_STATED PROBLEM_
Repeat the material below exactly, with no pictures.

_SUPPLIED INFORMATION_
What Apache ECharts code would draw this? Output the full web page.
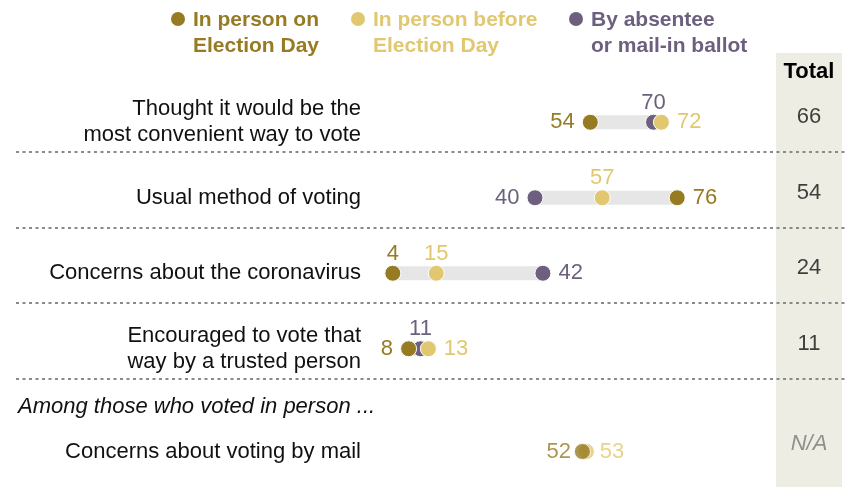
<!DOCTYPE html>
<html><head><meta charset="utf-8">
<script src="https://cdn.jsdelivr.net/npm/echarts@6/dist/echarts.min.js"></script>
<style>html,body{margin:0;padding:0;background:#fff}#c{width:845px;height:487px}</style>
</head><body><div id="c"></div>
<script>
// ---- data ----
const categories = ['Thought it would be the\nmost convenient way to vote', 'Usual method of voting', 'Concerns about the coronavirus', 'Encouraged to vote that\nway by a trusted person'];
const inPersonElectionDay = [54, 76, 4, 8];
const inPersonBefore = [72, 57, 15, 13];
const absenteeMail = [70, 40, 42, 11];
const totals = [66, 54, 24, 11];
const subHeader = 'Among those who voted in person ...';
const subCategories = ['Concerns about voting by mail'];
const subElectionDay = [52];
const subBefore = [53];
const subTotals = ['N/A'];
const seriesNames = ['In person on\nElection Day', 'In person before\nElection Day', 'By absentee\nor mail-in ballot'];
const totalHeader = ['Total'];

// ---- style ----
const C_ED = '#977B22', C_BEF = '#E1C870', C_MAIL = '#6D607F', C_BAR = '#E6E6E6', C_BG = '#EEEDE3';
const FONT = '"Liberation Sans", Arial, sans-serif';
const posED = ['left', 'right', 'top', 'left'];
const posBEF = ['right', 'top', 'top', 'right'];
const posMAIL = ['top', 'left', 'right', 'top'];
const DOT = 16;

const chart = echarts.init(document.getElementById('c'), null, {renderer: 'canvas'});

function lbl(pos, color) {
  return {show: true, position: pos, distance: pos === 'top' ? 0 : 7, color: color, fontSize: 22, fontFamily: FONT,
    formatter: p => p.value[0]};
}
function dots(name, vals, pos, color, xi, yi, z) {
  return {
    type: 'scatter', name: name, xAxisIndex: xi, yAxisIndex: yi, symbol: 'circle', symbolSize: DOT, z: z,
    itemStyle: {color: color, borderColor: '#fff', borderWidth: 1, opacity: 1},
    data: vals.map((v, i) => ({value: [v, i], label: lbl(pos[i], color)})),
    emphasis: {disabled: true}, silent: true
  };
}
function bars(rows, xi, yi) {
  return {
    type: 'custom', xAxisIndex: xi, yAxisIndex: yi, z: 1, silent: true,
    data: rows,
    renderItem: (params, api) => {
      const s = api.coord([api.value(0), api.value(2)]);
      const e = api.coord([api.value(1), api.value(2)]);
      return {type: 'rect', shape: {x: s[0], y: s[1] - 7, width: e[0] - s[0], height: 14}, style: {fill: C_BAR}};
    }
  };
}
const mainRows = categories.map((c, i) => {
  const v = [inPersonElectionDay[i], inPersonBefore[i], absenteeMail[i]];
  return [Math.min(...v), Math.max(...v), i];
});
const subRows = subCategories.map((c, i) => {
  const v = [subElectionDay[i], subBefore[i]];
  return [Math.min(...v), Math.max(...v), i];
});

const grids = [
  {left: 377, right: 73, top: 84.5, height: 302},
  {left: 377, right: 73, top: 416, height: 74},
  {left: 776, right: 3, top: 84.5, height: 302},
  {left: 776, right: 3, top: 416, height: 74}
];
const valX = g => ({type: 'value', gridIndex: g, min: 0, max: 100, show: false});
const catY = (g, data, showLabel) => ({
  type: 'category', gridIndex: g, data: data, inverse: true,
  axisLine: {show: false}, axisTick: {show: false}, splitLine: {show: false},
  axisLabel: {show: showLabel, margin: 16, color: '#111', fontSize: 22, fontFamily: FONT, lineHeight: 26,
    align: 'right', padding: [0, 0, 14, 0]}
});

// legend via graphic
const legendX = [178, 358, 576];
const legendColors = [C_ED, C_BEF, C_MAIL];
const graphics = [
  {type: 'rect', shape: {x: 776, y: 53, width: 66, height: 434}, style: {fill: C_BG}, z: -10, silent: true}
];
seriesNames.forEach((n, i) => {
  graphics.push({type: 'circle', shape: {cx: legendX[i], cy: 19, r: 7}, style: {fill: legendColors[i]}});
  graphics.push({type: 'text', x: legendX[i] + 15, y: 7, style: {text: n, fill: legendColors[i], font: 'bold 21px ' + FONT, lineHeight: 26}});
});
[152, 228, 303, 379].forEach(y => {
  graphics.push({type: 'line', shape: {x1: 16, y1: y, x2: 845, y2: y}, style: {stroke: '#8a8a8a', lineWidth: 2, lineDash: [3, 3.5]}, silent: true});
});
graphics.push({type: 'text', x: 18, y: 396, style: {text: subHeader, fill: '#111', font: 'italic 22px ' + FONT}});

chart.setOption({
  animation: false,
  backgroundColor: '#fff',
  grid: grids,
  xAxis: [valX(0), valX(1),
    {type: 'category', gridIndex: 2, data: totalHeader, position: 'top', axisLine: {show: false}, axisTick: {show: false},
      axisLabel: {margin: 2, color: '#000', fontSize: 22, fontWeight: 'bold', fontFamily: FONT}},
    {type: 'category', gridIndex: 3, data: totalHeader, show: false}],
  yAxis: [catY(0, categories, true), catY(1, subCategories, true), catY(2, categories, false), catY(3, subCategories, false)],
  graphic: graphics,
  series: [
    bars(mainRows, 0, 0),
    bars(subRows, 1, 1),
    dots(seriesNames[2], absenteeMail, posMAIL, C_MAIL, 0, 0, 3),
    dots(seriesNames[1], inPersonBefore, posBEF, C_BEF, 0, 0, 4),
    dots(seriesNames[0], inPersonElectionDay, posED, C_ED, 0, 0, 5),
    {
      type: 'scatter', xAxisIndex: 1, yAxisIndex: 1, symbolSize: DOT, z: 4, silent: true,
      itemStyle: {color: C_BEF, borderColor: '#fff', borderWidth: 1},
      data: subBefore.map((v, i) => [v, i]),
      label: {show: true, position: 'right', distance: 5, color: C_BEF, fontSize: 22, fontFamily: FONT, formatter: p => p.value[0]}
    },
    {
      type: 'scatter', xAxisIndex: 1, yAxisIndex: 1, symbolSize: DOT, z: 5, silent: true,
      itemStyle: {color: C_ED, borderColor: '#fff', borderWidth: 1},
      data: subElectionDay.map((v, i) => [v, i]),
      label: {show: true, position: 'left', distance: 3, color: C_ED, fontSize: 22, fontFamily: FONT, formatter: p => p.value[0]}
    },
    {
      type: 'scatter', xAxisIndex: 2, yAxisIndex: 2, symbolSize: 1, silent: true,
      itemStyle: {color: 'transparent'},
      data: totals.map((v, i) => ({value: [0, i, v]})),
      label: {show: true, position: 'inside', offset: [0, -5], color: '#111', fontSize: 22, fontFamily: FONT, formatter: p => p.value[2]}
    },
    {
      type: 'scatter', xAxisIndex: 3, yAxisIndex: 3, symbolSize: 1, silent: true,
      itemStyle: {color: 'transparent'},
      data: subTotals.map((v, i) => ({value: [0, i, v]})),
      label: {show: true, position: 'inside', offset: [0, -8], color: '#777', fontSize: 22, fontStyle: 'italic', fontFamily: FONT, formatter: p => p.value[2]}
    }
  ]
});
</script></body></html>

_OUTPUT FOR THIS EXERCISE_
What Apache ECharts code would draw this? Output the full web page.
<!DOCTYPE html>
<html><head><meta charset="utf-8">
<script src="https://cdn.jsdelivr.net/npm/echarts@6/dist/echarts.min.js"></script>
<style>html,body{margin:0;padding:0;background:#fff}#c{width:845px;height:487px}</style>
</head><body><div id="c"></div>
<script>
// ---- data ----
const categories = ['Thought it would be the\nmost convenient way to vote', 'Usual method of voting', 'Concerns about the coronavirus', 'Encouraged to vote that\nway by a trusted person'];
const inPersonElectionDay = [54, 76, 4, 8];
const inPersonBefore = [72, 57, 15, 13];
const absenteeMail = [70, 40, 42, 11];
const totals = [66, 54, 24, 11];
const subHeader = 'Among those who voted in person ...';
const subCategories = ['Concerns about voting by mail'];
const subElectionDay = [52];
const subBefore = [53];
const subTotals = ['N/A'];
const seriesNames = ['In person on\nElection Day', 'In person before\nElection Day', 'By absentee\nor mail-in ballot'];
const totalHeader = ['Total'];

// ---- style ----
const C_ED = '#977B22', C_BEF = '#E1C870', C_MAIL = '#6D607F', C_BAR = '#E6E6E6', C_BG = '#EEEDE3';
const FONT = '"Liberation Sans", Arial, sans-serif';
const posED = ['left', 'right', 'top', 'left'];
const posBEF = ['right', 'top', 'top', 'right'];
const posMAIL = ['top', 'left', 'right', 'top'];
const DOT = 16;

const chart = echarts.init(document.getElementById('c'), null, {renderer: 'canvas'});

function lbl(pos, color) {
  return {show: true, position: pos, distance: pos === 'top' ? 0 : 7, color: color, fontSize: 22, fontFamily: FONT,
    formatter: p => p.value[0]};
}
function dots(name, vals, pos, color, xi, yi, z) {
  return {
    type: 'scatter', name: name, xAxisIndex: xi, yAxisIndex: yi, symbol: 'circle', symbolSize: DOT, z: z,
    itemStyle: {color: color, borderColor: '#fff', borderWidth: 1, opacity: 1},
    data: vals.map((v, i) => ({value: [v, i], label: lbl(pos[i], color)})),
    emphasis: {disabled: true}, silent: true
  };
}
function bars(rows, xi, yi) {
  return {
    type: 'custom', xAxisIndex: xi, yAxisIndex: yi, z: 1, silent: true,
    data: rows,
    renderItem: (params, api) => {
      const s = api.coord([api.value(0), api.value(2)]);
      const e = api.coord([api.value(1), api.value(2)]);
      return {type: 'rect', shape: {x: s[0], y: s[1] - 7, width: e[0] - s[0], height: 14}, style: {fill: C_BAR}};
    }
  };
}
const mainRows = categories.map((c, i) => {
  const v = [inPersonElectionDay[i], inPersonBefore[i], absenteeMail[i]];
  return [Math.min(...v), Math.max(...v), i];
});
const subRows = subCategories.map((c, i) => {
  const v = [subElectionDay[i], subBefore[i]];
  return [Math.min(...v), Math.max(...v), i];
});

const grids = [
  {left: 377, right: 73, top: 84.5, height: 302},
  {left: 377, right: 73, top: 416, height: 74},
  {left: 776, right: 3, top: 84.5, height: 302},
  {left: 776, right: 3, top: 416, height: 74}
];
const valX = g => ({type: 'value', gridIndex: g, min: 0, max: 100, show: false});
const catY = (g, data, showLabel) => ({
  type: 'category', gridIndex: g, data: data, inverse: true,
  axisLine: {show: false}, axisTick: {show: false}, splitLine: {show: false},
  axisLabel: {show: showLabel, margin: 16, color: '#111', fontSize: 22, fontFamily: FONT, lineHeight: 26,
    align: 'right', padding: [0, 0, 14, 0]}
});

// legend via graphic
const legendX = [178, 358, 576];
const legendColors = [C_ED, C_BEF, C_MAIL];
const graphics = [
  {type: 'rect', shape: {x: 776, y: 53, width: 66, height: 434}, style: {fill: C_BG}, z: -10, silent: true}
];
seriesNames.forEach((n, i) => {
  graphics.push({type: 'circle', shape: {cx: legendX[i], cy: 19, r: 7}, style: {fill: legendColors[i]}});
  graphics.push({type: 'text', x: legendX[i] + 15, y: 7, style: {text: n, fill: legendColors[i], font: 'bold 21px ' + FONT, lineHeight: 26}});
});
[152, 228, 303, 379].forEach(y => {
  graphics.push({type: 'line', shape: {x1: 16, y1: y, x2: 845, y2: y}, style: {stroke: '#8a8a8a', lineWidth: 2, lineDash: [3, 3.5]}, silent: true});
});
graphics.push({type: 'text', x: 18, y: 396, style: {text: subHeader, fill: '#111', font: 'italic 22px ' + FONT}});

chart.setOption({
  animation: false,
  backgroundColor: '#fff',
  grid: grids,
  xAxis: [valX(0), valX(1),
    {type: 'category', gridIndex: 2, data: totalHeader, position: 'top', axisLine: {show: false}, axisTick: {show: false},
      axisLabel: {margin: 2, color: '#000', fontSize: 22, fontWeight: 'bold', fontFamily: FONT}},
    {type: 'category', gridIndex: 3, data: totalHeader, show: false}],
  yAxis: [catY(0, categories, true), catY(1, subCategories, true), catY(2, categories, false), catY(3, subCategories, false)],
  graphic: graphics,
  series: [
    bars(mainRows, 0, 0),
    bars(subRows, 1, 1),
    dots(seriesNames[2], absenteeMail, posMAIL, C_MAIL, 0, 0, 3),
    dots(seriesNames[1], inPersonBefore, posBEF, C_BEF, 0, 0, 4),
    dots(seriesNames[0], inPersonElectionDay, posED, C_ED, 0, 0, 5),
    {
      type: 'scatter', xAxisIndex: 1, yAxisIndex: 1, symbolSize: DOT, z: 4, silent: true,
      itemStyle: {color: C_BEF, borderColor: '#fff', borderWidth: 1},
      data: subBefore.map((v, i) => [v, i]),
      label: {show: true, position: 'right', distance: 5, color: C_BEF, fontSize: 22, fontFamily: FONT, formatter: p => p.value[0]}
    },
    {
      type: 'scatter', xAxisIndex: 1, yAxisIndex: 1, symbolSize: DOT, z: 5, silent: true,
      itemStyle: {color: C_ED, borderColor: '#fff', borderWidth: 1},
      data: subElectionDay.map((v, i) => [v, i]),
      label: {show: true, position: 'left', distance: 3, color: C_ED, fontSize: 22, fontFamily: FONT, formatter: p => p.value[0]}
    },
    {
      type: 'scatter', xAxisIndex: 2, yAxisIndex: 2, symbolSize: 1, silent: true,
      itemStyle: {color: 'transparent'},
      data: totals.map((v, i) => ({value: [0, i, v]})),
      label: {show: true, position: 'inside', offset: [0, -5], color: '#111', fontSize: 22, fontFamily: FONT, formatter: p => p.value[2]}
    },
    {
      type: 'scatter', xAxisIndex: 3, yAxisIndex: 3, symbolSize: 1, silent: true,
      itemStyle: {color: 'transparent'},
      data: subTotals.map((v, i) => ({value: [0, i, v]})),
      label: {show: true, position: 'inside', offset: [0, -8], color: '#777', fontSize: 22, fontStyle: 'italic', fontFamily: FONT, formatter: p => p.value[2]}
    }
  ]
});
</script></body></html>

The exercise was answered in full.